Stop Spending Money at Business That Aren’t ADA Compliant
That bakery you love won’t do a same‐sex wedding? You find a different bakery. Favorite deli place mistreats its employees? You get your artisanal cheeses and meats elsewhere. You do all of the above and you tell all your friends to do the same. You call your local news station. You boycott; you advocate for change; you vote with your wallet.
That restaurant you love has an “accessible” entrance that makes disabled people go around the back and through the kitchen? The local bookstore’s aisles are so narrow you can barely get a shopping cart much less a wheelchair through them? No bars in the bathroom? An automated door that never works? The owner calls everything that he doesn’t like the r‐word?
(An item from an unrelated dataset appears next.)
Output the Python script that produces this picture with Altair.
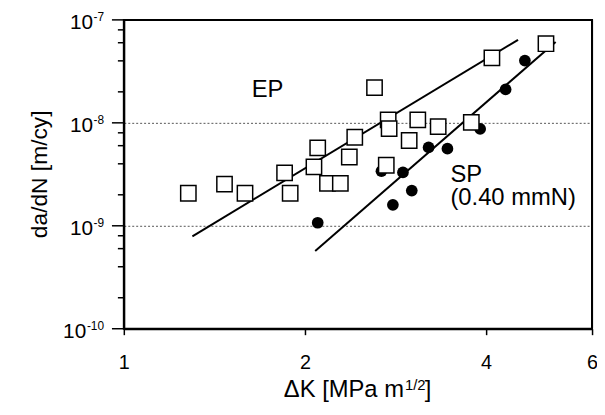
import altair as alt
import pandas as pd

# ---- data ----
ep_dk = [1.28, 1.47, 1.59, 1.85, 1.89, 2.07, 2.10, 2.18, 2.29, 2.37, 2.42, 2.61,
         2.73, 2.75, 2.76, 2.98, 3.08, 3.33, 3.78, 4.09, 5.03]
ep_rate = [2.07e-9, 2.54e-9, 2.07e-9, 3.27e-9, 2.07e-9, 3.73e-9, 5.71e-9, 2.58e-9,
           2.58e-9, 4.66e-9, 7.25e-9, 2.20e-8, 3.87e-9, 1.07e-8, 8.8e-9, 6.74e-9,
           1.07e-8, 9.19e-9, 1.01e-8, 4.27e-8, 5.87e-8]
sp_dk = [2.10, 2.68, 2.80, 2.91, 3.01, 3.21, 3.45, 3.91, 4.31, 4.64]
sp_rate = [1.07e-9, 3.39e-9, 1.60e-9, 3.30e-9, 2.20e-9, 5.77e-9, 5.61e-9, 8.73e-9,
           2.11e-8, 4.03e-8]
ep_fit_dk = [1.30, 4.52]
ep_fit_rate = [7.9e-10, 6.4e-8]
sp_fit_dk = [2.08, 5.22]
sp_fit_rate = [5.7e-10, 6.1e-8]

x_ticks = [1, 2, 4, 6]
y_decades = [1e-10, 1e-9, 1e-8, 1e-7]
y_minor_mult = [2, 4, 6, 8]

labels = ["EP", "SP", "(0.40 mmN)"]
label_dk = [1.733, 3.49, 3.49]
label_rate = [2.09e-8, 2.66e-9, 1.60e-9]

x_title = "ΔK [MPa m"
x_title_sup = "1/2"
x_title_end = "]"
y_title = "da/dN [m/cy]"

FONT = "Liberation Sans"

# ---- tables ----
ep = pd.DataFrame({"dk": ep_dk, "rate": ep_rate})
sp = pd.DataFrame({"dk": sp_dk, "rate": sp_rate})
fits = pd.DataFrame({
    "dk": ep_fit_dk + sp_fit_dk,
    "rate": ep_fit_rate + sp_fit_rate,
    "series": ["EP"] * 2 + ["SP"] * 2,
})
ann = pd.DataFrame({"t": labels, "dk": label_dk, "rate": label_rate})
ymajor = pd.DataFrame({"rate": y_decades})
yminor = pd.DataFrame({"rate": [d * m for d in y_decades[:-1] for m in y_minor_mult]})

xscale = alt.Scale(type="log", domain=[x_ticks[0], x_ticks[-1]], nice=False)
yscale = alt.Scale(type="log", domain=[y_decades[0], y_decades[-1]], nice=False)

xaxis = alt.Axis(values=x_ticks, format="d", title=None, grid=False,
                 tickSize=6, tickWidth=1.5, tickColor="black",
                 domainColor="black", domainWidth=2,
                 labelFont=FONT, labelFontSize=20, labelColor="black",
                 labelPadding=18, labelFlush=False)
yaxis = alt.Axis(values=y_decades[1:-1], labels=False, title=None, ticks=False,
                 domainColor="black", domainWidth=2,
                 grid=True, gridColor="#555555", gridWidth=1, gridDash=[2, 2])

X = alt.X("dk:Q", scale=xscale, axis=xaxis)
Y = alt.Y("rate:Q", scale=yscale, axis=yaxis)

# frame (top and right edges)
frame_top = alt.Chart(pd.DataFrame({"rate": [y_decades[-1]]})).mark_rule(
    color="black", strokeWidth=2).encode(y=Y)
frame_right = alt.Chart(pd.DataFrame({"dk": [x_ticks[-1]]})).mark_rule(
    color="black", strokeWidth=2).encode(x=X)

major_ticks = alt.Chart(ymajor).mark_rule(color="black", strokeWidth=1.5).encode(
    y=Y, x=alt.value(-12), x2=alt.value(1))
minor_ticks = alt.Chart(yminor).mark_rule(color="black", strokeWidth=1.5).encode(
    y=Y, x=alt.value(-6), x2=alt.value(0))

lines = alt.Chart(fits).mark_line(color="black", strokeWidth=2).encode(
    x=X, y=Y, detail="series:N")

circles = alt.Chart(sp).mark_circle(size=140, color="black", opacity=1).encode(x=X, y=Y)

squares = alt.Chart(ep).mark_point(shape="square", size=240, filled=True, fill="white",
                                   stroke="black", strokeWidth=1.5, opacity=1).encode(x=X, y=Y)

ann_ep = alt.Chart(ann).transform_filter("datum.t == 'EP'").mark_text(
    font=FONT, fontSize=24, color="black", align="center", baseline="middle").encode(
    x=X, y=Y, text="t:N")
ann_sp = alt.Chart(ann).transform_filter("datum.t != 'EP'").mark_text(
    font=FONT, fontSize=24, color="black", align="left", baseline="alphabetic").encode(
    x=X, y=Y, text="t:N")

ylab_c = alt.Chart(ymajor).transform_calculate(
    e="toString(round(log(datum.rate)/LN10))", base="'10'")
ten_short = ylab_c.transform_filter("length(datum.e) == 2").mark_text(
    font=FONT, fontSize=21, color="black", align="right", baseline="middle", dy=3).encode(
    y=Y, x=alt.value(-31), text="base:N")
ten_long = ylab_c.transform_filter("length(datum.e) == 3").mark_text(
    font=FONT, fontSize=21, color="black", align="right", baseline="middle", dy=3).encode(
    y=Y, x=alt.value(-38), text="base:N")
exps = ylab_c.mark_text(
    font=FONT, fontSize=12, color="black", align="right", baseline="middle", dy=-3).encode(
    y=Y, x=alt.value(-20), text="e:N")

xt_main = alt.Chart(pd.DataFrame({"t": [x_title]})).mark_text(
    font=FONT, fontSize=24, color="black", align="right", baseline="alphabetic").encode(
    x=alt.value(283), y=alt.value(381), text="t:N")
xt_sup = alt.Chart(pd.DataFrame({"t": [x_title_sup]})).mark_text(
    font=FONT, fontSize=15, color="black", align="left", baseline="alphabetic").encode(
    x=alt.value(284), y=alt.value(374), text="t:N")
xt_end = alt.Chart(pd.DataFrame({"t": [x_title_end]})).mark_text(
    font=FONT, fontSize=24, color="black", align="left", baseline="alphabetic").encode(
    x=alt.value(304), y=alt.value(381), text="t:N")

yt = alt.Chart(pd.DataFrame({"t": [y_title]})).mark_text(
    font=FONT, fontSize=23, color="black", align="center", baseline="middle", angle=270).encode(
    x=alt.value(-85), y=alt.value(156), text="t:N")

chart = alt.layer(
    lines, circles, squares, frame_top, frame_right, major_ticks, minor_ticks,
    ann_ep, ann_sp, ten_short, ten_long, exps, xt_main, xt_sup, xt_end, yt
).properties(
    width=473, height=312,
    background="white",
    autosize=alt.AutoSizeParams(type="none"),
    padding={"left": 117, "top": 10, "right": 5, "bottom": 72},
).configure_view(stroke="black", strokeWidth=2)

chart.save("out.html", embed_options={"renderer": "svg", "actions": False})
Silence. Or Maybe a sympathy grumble as you pick out something on behalf of your disabled friend who’s waiting outside of the bakery you love but has stairs leading up to the entrance.
Dear Able Bodied Friends: Without your voice in the fight for equality, nothing will ever improve for us. Ever. We have no money. We have no economic weight. We have no major celebrity representation. The most damage we can do to any business is through bad optics and a collective sense of pity from the able‐bodied world.
We need you to stop spending money at these business. We need to you tell them exactly why you are no longer their customer. We need you to pressure and shame your friends into doing the same.
We literally, physically cannot do this without you. Without your voice and your economic influence, we will never be treated equally. We need you to teach these people that they’ve had 27+ years to get their shit together and that you, their paying customer, are not going to give them any more money until they make this right.
I’ve gotten comments on posts from business owners telling me they would rather rip out the ramp in front of their store so that I couldn’t get inside than do anything to help disabled people. I’ve gotten comments telling me how ridiculous and cost prohibitive the ADA is.
These people are not afraid of the consequences. They are not afraid of losing a customer who cannot physically enter their store to give them money in the first place. This is why we need your help. We need you to pressure these people. We need your voice. The ADA is not a set of building codes—it is the codification our civil rights as disabled people. If you support equality, you must also support equal access.